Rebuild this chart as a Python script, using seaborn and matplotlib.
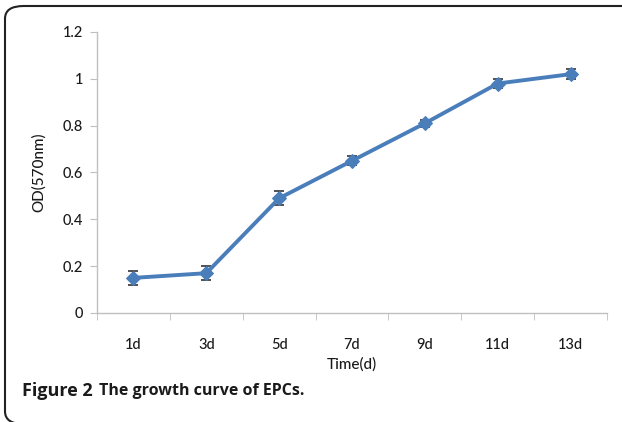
import matplotlib
matplotlib.use("Agg")
import matplotlib.pyplot as plt
import seaborn as sns
import pandas as pd
import numpy as np
from matplotlib.patches import FancyBboxPatch

categories = ["1d", "3d", "5d", "7d", "9d", "11d", "13d"]
od_values = [0.15, 0.17, 0.49, 0.65, 0.81, 0.98, 1.02]
od_errors = [0.03, 0.03, 0.03, 0.02, 0.015, 0.02, 0.02]
y_ticks = [0, 0.2, 0.4, 0.6, 0.8, 1, 1.2]
y_tick_labels = ["0", "0.2", "0.4", "0.6", "0.8", "1", "1.2"]

sns.set_style("white")
plt.rcParams["font.family"] = ["Lato", "DejaVu Sans"]

W, H = 622, 422
fig = plt.figure(figsize=(W / 100, H / 100), dpi=100)
ax = fig.add_axes([97 / W, (H - 313) / H, (607 - 97) / W, (313 - 32) / H])

df = pd.DataFrame({"pos": np.arange(len(categories)), "od": od_values, "err": od_errors})
blue = "#4a7ebb"
ax.errorbar(df["pos"], df["od"], yerr=df["err"], fmt="none", ecolor="#333333",
            elinewidth=1.2, capsize=3.5, capthick=1.2, zorder=2)
sns.lineplot(data=df, x="pos", y="od", ax=ax, color=blue, linewidth=2.8,
             marker="D", markersize=7, markeredgecolor=blue, zorder=3)

ax.set_xlim(-0.5, len(categories) - 0.5)
ax.set_ylim(0, 1.2)
ax.set_xticks(df["pos"])
ax.set_xticklabels(categories)
ax.set_xticks(np.arange(-0.5, len(categories), 1.0), minor=True)
ax.set_yticks(y_ticks)
ax.set_yticklabels(y_tick_labels)

for s in ["top", "right"]:
    ax.spines[s].set_visible(False)
for s in ["left", "bottom"]:
    ax.spines[s].set_color("#bfbfbf")
    ax.spines[s].set_linewidth(1.0)

ax.tick_params(axis="x", which="major", length=0, pad=18, labelsize=10.5, colors="#1a1a1a")
ax.tick_params(axis="x", which="minor", length=5, color="#bfbfbf", direction="out", bottom=True)
ax.tick_params(axis="y", which="major", length=5, color="#bfbfbf", direction="out", left=True,
               labelsize=10.5, labelcolor="#1a1a1a", pad=5)
for lab in ax.get_xticklabels() + ax.get_yticklabels():
    lab.set_fontweight("medium")

ax.set_xlabel("Time(d)", fontsize=11, color="#1a1a1a", labelpad=4, fontweight="medium")
ax.set_ylabel("OD(570nm)", fontsize=11, color="#1a1a1a", labelpad=12, fontweight="medium")

y_cap = 1 - 391 / H
t1 = fig.text(22 / W, y_cap, "Figure 2", fontsize=13, fontweight="bold",
              color="#1a1a1a", va="center", ha="left", family=["Open Sans", "DejaVu Sans"])
fig.canvas.draw()
r = fig.canvas.get_renderer()
e1 = t1.get_window_extent(r)
t2 = fig.text((e1.x1 + 6) / W, y_cap, "The growth curve of EPCs.", fontsize=11.5,
              fontweight="bold", color="#1a1a1a", va="center", ha="left",
              family=["Open Sans", "DejaVu Sans"])

box = FancyBboxPatch((5 / W, -2 / H), 700 / W, (H - 6 + 2) / H,
                     boxstyle="round,pad=0,rounding_size=0.03",
                     transform=fig.transFigure, fill=False, edgecolor="#222222",
                     linewidth=1.5, clip_on=False)
fig.patches.append(box)

fig.savefig("out.png", dpi=100)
■ ■ ■ ■
## STATED EXERCISE
Show each line holding the word "matplotlib".

## TASK RESPONSE
Rebuild this chart as a Python script, using seaborn and matplotlib.
import matplotlib
matplotlib.use("Agg")
import matplotlib.pyplot as plt
from matplotlib.patches import FancyBboxPatch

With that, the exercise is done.